» MATERIAL PROVIDED

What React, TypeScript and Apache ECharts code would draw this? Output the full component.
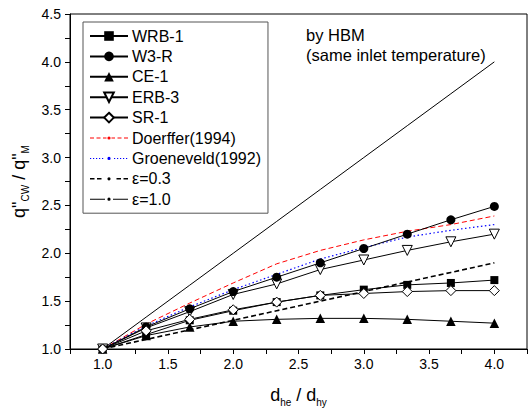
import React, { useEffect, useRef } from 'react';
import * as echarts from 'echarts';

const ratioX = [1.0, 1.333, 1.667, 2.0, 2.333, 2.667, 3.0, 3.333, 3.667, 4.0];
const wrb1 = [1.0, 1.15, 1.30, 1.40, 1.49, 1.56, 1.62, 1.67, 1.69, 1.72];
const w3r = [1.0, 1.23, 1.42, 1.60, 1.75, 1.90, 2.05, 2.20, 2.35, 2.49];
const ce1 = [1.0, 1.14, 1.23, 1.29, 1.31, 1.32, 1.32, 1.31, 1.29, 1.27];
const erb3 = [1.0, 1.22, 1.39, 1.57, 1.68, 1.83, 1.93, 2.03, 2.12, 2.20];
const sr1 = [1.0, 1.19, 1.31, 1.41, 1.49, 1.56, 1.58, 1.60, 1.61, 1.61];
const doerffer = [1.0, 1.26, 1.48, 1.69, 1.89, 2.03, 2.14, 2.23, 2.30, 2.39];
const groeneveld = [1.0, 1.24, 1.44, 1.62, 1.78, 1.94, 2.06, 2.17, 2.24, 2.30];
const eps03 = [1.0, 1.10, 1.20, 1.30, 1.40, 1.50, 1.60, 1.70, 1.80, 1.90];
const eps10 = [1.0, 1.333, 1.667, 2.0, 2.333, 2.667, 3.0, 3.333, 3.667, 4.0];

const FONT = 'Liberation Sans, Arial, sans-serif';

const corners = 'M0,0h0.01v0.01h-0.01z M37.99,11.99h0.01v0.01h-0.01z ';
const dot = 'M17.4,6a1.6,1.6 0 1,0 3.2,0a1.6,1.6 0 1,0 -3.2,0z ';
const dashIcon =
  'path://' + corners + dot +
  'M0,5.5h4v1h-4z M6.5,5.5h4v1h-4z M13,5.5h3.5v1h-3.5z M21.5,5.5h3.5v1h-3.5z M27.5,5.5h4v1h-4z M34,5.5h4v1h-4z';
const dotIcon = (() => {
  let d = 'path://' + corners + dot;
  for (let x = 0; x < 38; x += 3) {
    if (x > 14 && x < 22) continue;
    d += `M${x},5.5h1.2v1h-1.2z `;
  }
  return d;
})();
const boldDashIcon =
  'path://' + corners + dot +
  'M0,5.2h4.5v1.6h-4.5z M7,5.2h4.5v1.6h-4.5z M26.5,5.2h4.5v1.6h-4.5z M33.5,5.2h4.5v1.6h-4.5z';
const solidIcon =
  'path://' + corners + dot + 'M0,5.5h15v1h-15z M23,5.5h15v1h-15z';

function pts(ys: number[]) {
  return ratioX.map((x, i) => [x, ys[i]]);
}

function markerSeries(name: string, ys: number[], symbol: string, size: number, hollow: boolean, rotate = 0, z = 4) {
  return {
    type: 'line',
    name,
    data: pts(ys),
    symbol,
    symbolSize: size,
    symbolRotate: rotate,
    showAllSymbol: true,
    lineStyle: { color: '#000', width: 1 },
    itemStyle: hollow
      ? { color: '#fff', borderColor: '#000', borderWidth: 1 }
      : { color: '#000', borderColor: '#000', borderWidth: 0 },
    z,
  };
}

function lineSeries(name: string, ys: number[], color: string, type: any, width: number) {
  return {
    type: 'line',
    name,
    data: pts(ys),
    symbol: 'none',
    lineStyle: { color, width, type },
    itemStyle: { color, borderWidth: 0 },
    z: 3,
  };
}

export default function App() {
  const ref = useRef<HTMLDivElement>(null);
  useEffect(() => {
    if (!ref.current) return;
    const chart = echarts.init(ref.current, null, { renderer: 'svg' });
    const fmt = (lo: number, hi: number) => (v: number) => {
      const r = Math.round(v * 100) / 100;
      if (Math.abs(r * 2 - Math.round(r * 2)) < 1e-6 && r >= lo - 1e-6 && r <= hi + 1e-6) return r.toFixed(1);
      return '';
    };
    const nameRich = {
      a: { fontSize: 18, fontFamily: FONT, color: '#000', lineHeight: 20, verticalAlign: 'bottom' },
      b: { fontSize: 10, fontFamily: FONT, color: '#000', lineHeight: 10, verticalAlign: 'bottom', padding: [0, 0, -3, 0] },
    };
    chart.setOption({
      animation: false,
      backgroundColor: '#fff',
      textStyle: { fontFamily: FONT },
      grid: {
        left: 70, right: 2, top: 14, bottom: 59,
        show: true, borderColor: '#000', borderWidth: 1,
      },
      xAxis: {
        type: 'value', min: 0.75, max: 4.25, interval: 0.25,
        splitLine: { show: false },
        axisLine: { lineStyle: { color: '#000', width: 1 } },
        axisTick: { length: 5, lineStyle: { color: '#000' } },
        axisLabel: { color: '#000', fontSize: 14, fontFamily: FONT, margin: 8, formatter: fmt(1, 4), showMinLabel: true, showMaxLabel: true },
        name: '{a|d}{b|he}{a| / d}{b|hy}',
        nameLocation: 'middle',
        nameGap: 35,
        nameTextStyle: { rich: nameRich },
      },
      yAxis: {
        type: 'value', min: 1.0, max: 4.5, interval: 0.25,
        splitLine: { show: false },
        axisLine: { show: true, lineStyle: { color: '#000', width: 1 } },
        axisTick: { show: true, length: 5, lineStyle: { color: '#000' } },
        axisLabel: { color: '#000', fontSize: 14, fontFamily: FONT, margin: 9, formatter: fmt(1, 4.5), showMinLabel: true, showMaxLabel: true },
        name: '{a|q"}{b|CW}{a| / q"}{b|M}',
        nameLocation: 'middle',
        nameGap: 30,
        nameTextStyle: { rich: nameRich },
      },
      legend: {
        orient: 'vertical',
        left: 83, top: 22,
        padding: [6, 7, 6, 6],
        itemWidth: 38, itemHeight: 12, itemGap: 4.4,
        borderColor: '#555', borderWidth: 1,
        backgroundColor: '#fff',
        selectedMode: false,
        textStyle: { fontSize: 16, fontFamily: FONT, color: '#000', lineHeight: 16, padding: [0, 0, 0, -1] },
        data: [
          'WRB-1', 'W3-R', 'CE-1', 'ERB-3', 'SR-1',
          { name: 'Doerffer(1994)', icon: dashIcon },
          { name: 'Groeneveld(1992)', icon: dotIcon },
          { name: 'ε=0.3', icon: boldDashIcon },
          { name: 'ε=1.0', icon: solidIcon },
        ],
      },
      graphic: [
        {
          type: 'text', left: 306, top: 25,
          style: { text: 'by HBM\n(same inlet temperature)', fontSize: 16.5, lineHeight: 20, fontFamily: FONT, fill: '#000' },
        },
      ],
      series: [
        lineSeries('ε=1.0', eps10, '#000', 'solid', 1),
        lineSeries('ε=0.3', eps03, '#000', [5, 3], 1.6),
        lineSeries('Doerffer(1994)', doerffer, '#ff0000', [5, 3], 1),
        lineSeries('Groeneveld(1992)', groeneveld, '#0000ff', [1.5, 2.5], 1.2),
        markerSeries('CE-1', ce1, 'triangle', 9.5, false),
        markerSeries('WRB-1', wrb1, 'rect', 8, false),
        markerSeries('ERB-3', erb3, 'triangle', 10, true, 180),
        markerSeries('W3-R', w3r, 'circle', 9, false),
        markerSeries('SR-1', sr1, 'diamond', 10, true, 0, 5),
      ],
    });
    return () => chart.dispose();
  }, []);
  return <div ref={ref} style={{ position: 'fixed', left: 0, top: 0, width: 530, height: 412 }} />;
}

» WHAT TO PRODUCE
Transcribe the opening line of the listing above, please, and every line after it through the line with "import * as echarts from 'echarts';", word for word, without pictures.

» RESPONSE TO THIS EXERCISE
What React, TypeScript and Apache ECharts code would draw this? Output the full component.
import React, { useEffect, useRef } from 'react';
import * as echarts from 'echarts';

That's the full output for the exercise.